The first fire happened at Lucy Craft Laney Community School on June 13. Northstar Elementary reported two fires: one on Aug. 5 and the other on Aug. 21. The Hmong International School dealt with a fire on Sept. 1. The most recent fire happened at Lyndale Community School on Sept. 8.
Investigators don’t believe the fires are connected.
Still, recess isn’t what it used to be for Lyndale Community 3rd-grader Angel Espinoza.
“It kind of makes me feel sad,” Espinoza said.
For the last two weeks, he hasn’t been able to use his favorite slide or favorite tunnel. After a fire, the school removed the playground equipment.
“There was a little cave in there to hide, but it’s all burned up and we can’t hide,” Espinoza said.
“I was kind of upset,” he added Angel’s father, Erik Espinoza, “not just for kids but the whole neighborhood.”
Arson investigator Sgt. Sean McKenna looked into five fires over the last three months, well above the summer norm. In a typical year, investigators see one fire.

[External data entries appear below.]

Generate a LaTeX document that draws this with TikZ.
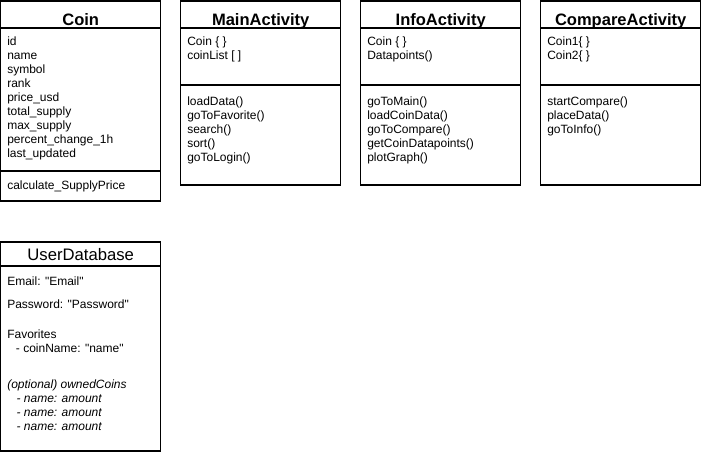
\documentclass[tikz,border=0pt]{standalone}
\usepackage{fontspec}
\setmainfont{Liberation Sans}
\usetikzlibrary{positioning}

\tikzset{
    classbox/.style = {draw, line width=1pt, inner sep=0pt, outer sep=0pt, minimum width=120pt},
    classname/.style = {anchor=base, inner sep=0pt, font=\fontsize{12.4}{14}\selectfont\bfseries},
    members/.style = {anchor=north west, align=left, inner sep=0pt, font=\fontsize{9}{10.5}\selectfont},
    divider/.style = {line width=1pt}
}

\begin{document}
\begin{tikzpicture}[x=0.75pt, y=-0.75pt]
            \useasboundingbox (0,0) rectangle (701,455);

            % Boxes
            \node[classbox, minimum height=150pt, anchor=north west] (coin) at (0.7,1) {};
            \node[classbox, minimum height=138pt, right=15pt of coin.north east, anchor=north west] (main) {};
            \node[classbox, minimum height=138pt, right=15pt of main.north east, anchor=north west] (info) {};
            \node[classbox, minimum height=138pt, right=15pt of info.north east, anchor=north west] (compare) {};
            \node[classbox, minimum height=156.75pt, anchor=north west] (userdb) at (0.7,242) {};

            % Dividers
            \draw[divider] (coin.west |- 0,28) -- (coin.east |- 0,28);
            \draw[divider] (coin.west |- 0,171) -- (coin.east |- 0,171);
            \foreach \cls in {main, info, compare} {
                \draw[divider] (\cls.west |- 0,28) -- (\cls.east |- 0,28);
                \draw[divider] (\cls.west |- 0,85) -- (\cls.east |- 0,85);
            }
            \draw[divider] (userdb.west |- 0,266) -- (userdb.east |- 0,266);

            % Class names
            \node[classname] (coinname) at (coin.north |- 0,25) {Coin};
            \node[classname] (mainname) at (main.north |- 0,25) {MainActivity};
            \node[classname] (infoname) at (info.north |- 0,25) {InfoActivity};
            \node[classname] (comparename) at (compare.north |- 0,25) {CompareActivity};
            \node[classname, font=\fontsize{12.5}{14}\selectfont] (userdbname) at (userdb.north |- 0,260) {UserDatabase};

            % Attributes
            \node[members] (coinattr) at (7,37) {id\\name\\symbol\\rank\\price\_usd\\total\_supply\\max\_supply\\percent\_change\_1h\\last\_updated};
            \node[members] (mainattr) at (187,37) {Coin \{ \}\\coinList [ ]};
            \node[members] (infoattr) at (367,37) {Coin \{ \}\\Datapoints()};
            \node[members] (compareattr) at (547,37) {Coin1\{ \}\\Coin2\{ \}};

            % Methods
            \node[members] (coinops) at (7,181) {calculate\_SupplyPrice};
            \node[members] (mainops) at (187,97) {loadData()\\goToFavorite()\\search()\\sort()\\goToLogin()};
            \node[members] (infoops) at (367,97) {goToMain()\\loadCoinData()\\goToCompare()\\getCoinDatapoints()\\plotGraph()};
            \node[members] (compareops) at (547,97) {startCompare()\\placeData()\\goToInfo()};

            % User database
            \node[members] (email) at (7,276.5) {Email: \textquotedbl Email\textquotedbl};
            \node[members] (password) at (7,299.5) {Password: \textquotedbl Password\textquotedbl};
            \node[members] (favorites) at (7,329.5) {Favorites\\\hspace*{6.5pt}- coinName: \textquotedbl name\textquotedbl};
            \node[members, font=\fontsize{9}{10.5}\selectfont\itshape] (owned) at (7,379.5) {(optional) ownedCoins\\\hspace*{7pt}- name: amount\\\hspace*{7pt}- name: amount\\\hspace*{7pt}- name: amount};
        \end{tikzpicture}
\end{document}
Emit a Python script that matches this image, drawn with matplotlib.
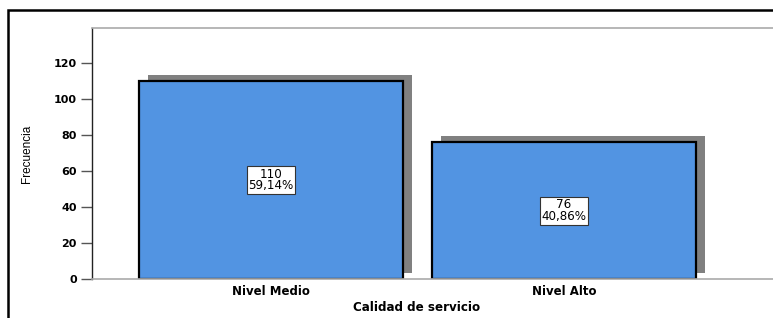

“It’s frustrating,” McKenna said.
In some cases, surveillance cameras on the schools can help in the investigation. Surveillance video captured the fire at the Hmong International School, near Jordan Park, along with the boys who started it.
“This definitely is an act of vandalism,” McKenna said.
In just a matter of minutes, the fire caused $30,000 in damage to a playground that had recently been replaced.
“The one at Jordan Park burned last February, so, it’s shelf life was 18 months,” McKenna said.
Yet, finding who started these fires isn’t easy. Surveillance video won’t always lead to an arrest, because it doesn’t always clearly show faces of the culprits.
Sometimes, fires are started when children are playing with matches. Investigators believe that’s the case in the two Northstar Elementary School fires.
Also, if a child is under the age of 10, they can’t be prosecuted.
“I hate playground fires. They’re difficult to investigate,” McKenna said. “You rarely ever solve them and you know financial recovery for the victim is highly unlikely.”
The victims in these cases are the school district, which is left to cover the repair bill, and students who can’t help but feel burned.
The school district says preventing the playground fires can be difficult. Often times, the fires happen during summer when there isn’t as much staff around. Gating the playgrounds off isn’t always an option since the play areas are used by the entire community.
Fire investigators are asking for the public’s help in solving these cases.